• What you have to do: Take the lines from the head of the listing through the one bearing "title = 'Turnout 6th edition'" and copy them exactly, leaving every picture out.

• Data segment:
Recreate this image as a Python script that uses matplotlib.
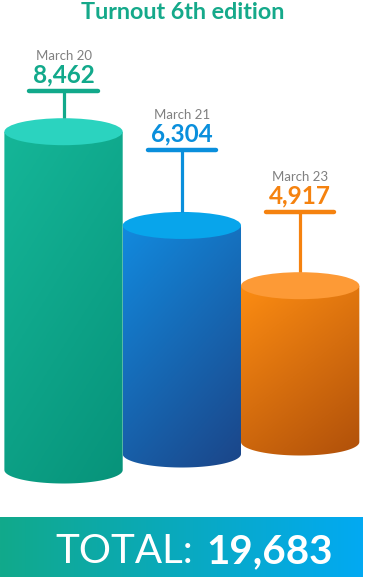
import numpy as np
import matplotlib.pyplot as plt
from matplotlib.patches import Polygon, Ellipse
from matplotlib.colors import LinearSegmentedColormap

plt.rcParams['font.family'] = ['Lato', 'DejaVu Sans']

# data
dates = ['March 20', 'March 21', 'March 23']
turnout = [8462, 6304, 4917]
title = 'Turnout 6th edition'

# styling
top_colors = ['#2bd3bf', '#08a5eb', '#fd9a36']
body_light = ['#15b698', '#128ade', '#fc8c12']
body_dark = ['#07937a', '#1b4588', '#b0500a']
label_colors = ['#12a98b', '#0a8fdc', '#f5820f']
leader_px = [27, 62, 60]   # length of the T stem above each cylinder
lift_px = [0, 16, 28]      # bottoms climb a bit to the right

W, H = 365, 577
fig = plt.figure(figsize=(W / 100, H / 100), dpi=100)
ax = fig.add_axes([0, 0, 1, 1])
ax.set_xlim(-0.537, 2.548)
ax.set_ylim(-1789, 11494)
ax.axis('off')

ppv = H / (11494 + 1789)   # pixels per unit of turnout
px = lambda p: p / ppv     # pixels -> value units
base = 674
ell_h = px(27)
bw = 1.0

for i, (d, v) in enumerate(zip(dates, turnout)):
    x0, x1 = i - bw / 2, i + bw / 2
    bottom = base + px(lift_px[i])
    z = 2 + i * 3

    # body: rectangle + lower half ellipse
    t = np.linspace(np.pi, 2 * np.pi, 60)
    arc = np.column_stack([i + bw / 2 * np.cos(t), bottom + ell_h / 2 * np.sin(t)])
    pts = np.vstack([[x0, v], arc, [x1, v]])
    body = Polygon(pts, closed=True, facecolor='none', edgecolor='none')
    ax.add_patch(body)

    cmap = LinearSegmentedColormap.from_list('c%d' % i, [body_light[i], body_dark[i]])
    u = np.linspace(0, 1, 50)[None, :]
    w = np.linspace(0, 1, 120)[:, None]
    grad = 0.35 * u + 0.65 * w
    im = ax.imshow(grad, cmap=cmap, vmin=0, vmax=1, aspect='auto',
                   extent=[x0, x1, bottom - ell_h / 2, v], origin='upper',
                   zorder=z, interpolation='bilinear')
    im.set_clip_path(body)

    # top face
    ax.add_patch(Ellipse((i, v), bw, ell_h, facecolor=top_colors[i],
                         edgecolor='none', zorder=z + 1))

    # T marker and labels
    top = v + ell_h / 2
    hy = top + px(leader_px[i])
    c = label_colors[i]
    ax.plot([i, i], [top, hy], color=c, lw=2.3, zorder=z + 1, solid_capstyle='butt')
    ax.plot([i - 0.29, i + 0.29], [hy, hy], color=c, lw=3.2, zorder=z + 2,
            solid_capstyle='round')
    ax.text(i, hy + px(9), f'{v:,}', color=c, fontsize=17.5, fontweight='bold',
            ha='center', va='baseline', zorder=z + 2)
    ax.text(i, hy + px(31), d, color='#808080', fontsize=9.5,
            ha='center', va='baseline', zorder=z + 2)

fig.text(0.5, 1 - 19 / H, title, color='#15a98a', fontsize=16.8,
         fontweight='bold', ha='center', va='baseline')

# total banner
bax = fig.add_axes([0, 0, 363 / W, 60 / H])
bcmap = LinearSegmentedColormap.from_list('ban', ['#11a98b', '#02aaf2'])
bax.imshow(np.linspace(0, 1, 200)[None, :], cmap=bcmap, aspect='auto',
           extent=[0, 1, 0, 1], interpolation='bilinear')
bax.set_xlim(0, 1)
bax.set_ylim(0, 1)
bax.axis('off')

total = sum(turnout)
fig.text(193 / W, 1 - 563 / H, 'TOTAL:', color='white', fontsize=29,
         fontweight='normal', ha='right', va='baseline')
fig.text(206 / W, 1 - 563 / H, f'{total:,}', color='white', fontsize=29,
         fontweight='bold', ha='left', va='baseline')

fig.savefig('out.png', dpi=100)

• Correct result:
Recreate this image as a Python script that uses matplotlib.
import numpy as np
import matplotlib.pyplot as plt
from matplotlib.patches import Polygon, Ellipse
from matplotlib.colors import LinearSegmentedColormap

plt.rcParams['font.family'] = ['Lato', 'DejaVu Sans']

# data
dates = ['March 20', 'March 21', 'March 23']
turnout = [8462, 6304, 4917]
title = 'Turnout 6th edition'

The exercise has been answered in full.